Oleh karena itu menurutnya tak heran jika foreign net buy seminggu terakhir bertambah Rp1,5 triliun. Adapun periode Januari-awal September 2022, dana saing masuk sudah mencapai Rp66,75 triliun. Faktor-faktor itu pun mendorong kenaikan Index Harga Saham Gabungan (IHSG) sekitar 7,32% secara ytd.

 

LQ45 pun naik 7,8% secara ytd. Di sisi lain Hendry membandingkannya dengan pasar modal di AS di mana S&P 500 terkoreksi 18,19% Dow Jones terkoreksi 14,4% dan Nasdaq terkoreksi 26,54%. Hal itu pun diperkuat Purchasing Manager Index yang mencapai 51,7 pada Agustus 2022. Berarti manufaktur dalam negeri masih ekspansif untuk mendukung pemulihan ekonomi Indonesia. Tingkat konsumsi pun naik seperti penjualan mobil secara wholesales yang melonjak 60% pada Juni.

 

Dia pun menyebut saat ini 30% market cap IHSG ditopang sektor banking atau financial. Loan growth industri perbankan pun tumbuh pesat 10,71%. Menurutnya, seandainya inflasi naik 5%-7% tahun ini dan pertumbuhan ekonomi mencapai 5%, berarti nominal GDP Indonesia tumbuh di kisaran 10%-12%.

 

Jika nominal GDP tumbuh 10%-12% maka kredit perbankan kemungkinan tumbuh 10%-12% pula.
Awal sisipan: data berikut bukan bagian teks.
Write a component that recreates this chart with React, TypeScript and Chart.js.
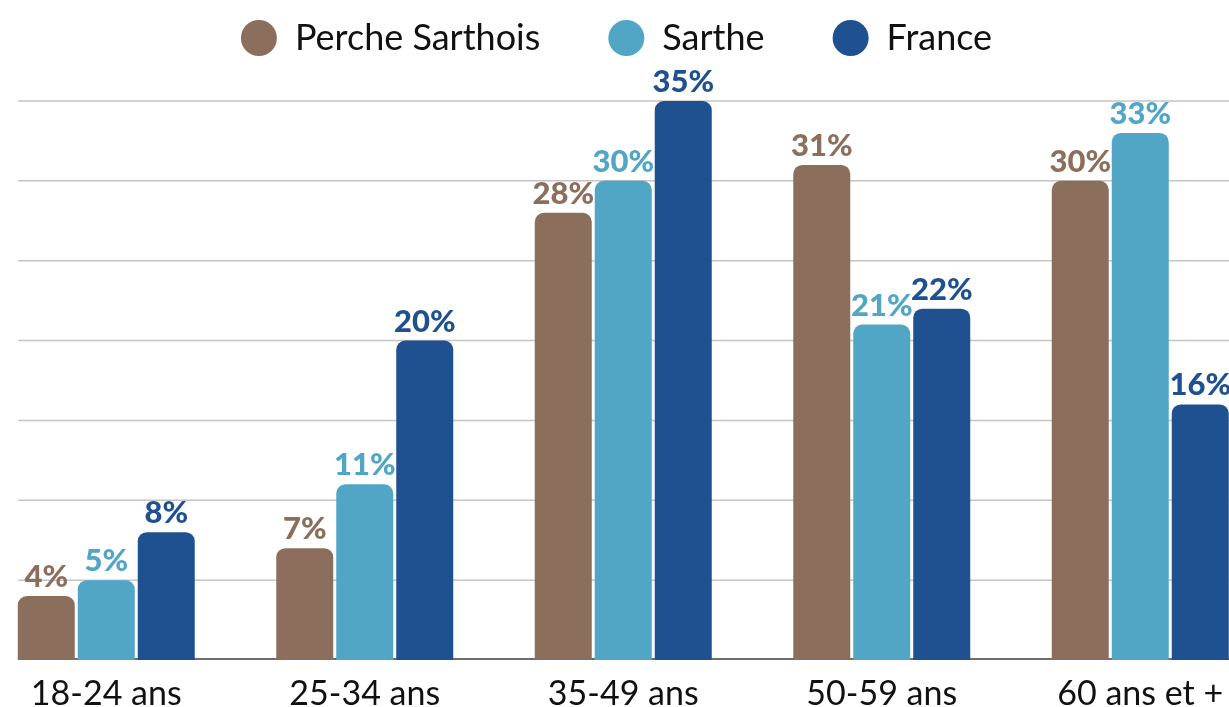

Hal itu akan mendongkrak laba industri perbankan, yang tentunya bagus bagi IHSG karena memang tertopang sektor tersebut.

 

“Itu banyak katalis yang kita perhatikan kondisi makro hari ini lebih bagus. Ini membuat kita yakin ekonomi Indonesia dalam track recovery yang bagus. Opportunity bisa kita lihat dari kondisi makro di mana inflasi tidak setinggi yang dikhawatirkan dan resesi juga tidak dalam,” lanjutnya menekankan.

 

Dalam kesempatan yang sama, Head of Equity Berdikari Manajemen Investasi Agung Ramadoni mengamini indikator-indikator penguatan makro ekonomi yang dipaparkan Hendry. “Jadi dari sini saya memperkirakan GDP kita bahkan mungkin bisa masih cukup stabil di atas 5%,” ujarnya.

 

Oleh karena itu Agung pun memperkirakan pasar modal akan terus menguat. Hal itu berdasar pada beberapa faktor, yaitu fund manager berada dalam posisi memiliki dana tunai yang besar. Kemudian pasar ekuitas tidak bereaksi negatif terhadap kontraksi GDP AS dalam dua bulan berturut-turut.

 

Dana tunai di pasar domestik pun dalam posisi tetap tinggi. Lalu pasar modal Indonesia memiliki prospek yang lebih baik karena komoditas stabil pada level yang cukup baik. Serta aliran masuk dan asing yang kuat mengharapkan bank sentral melakukan penaikkan suku bunga.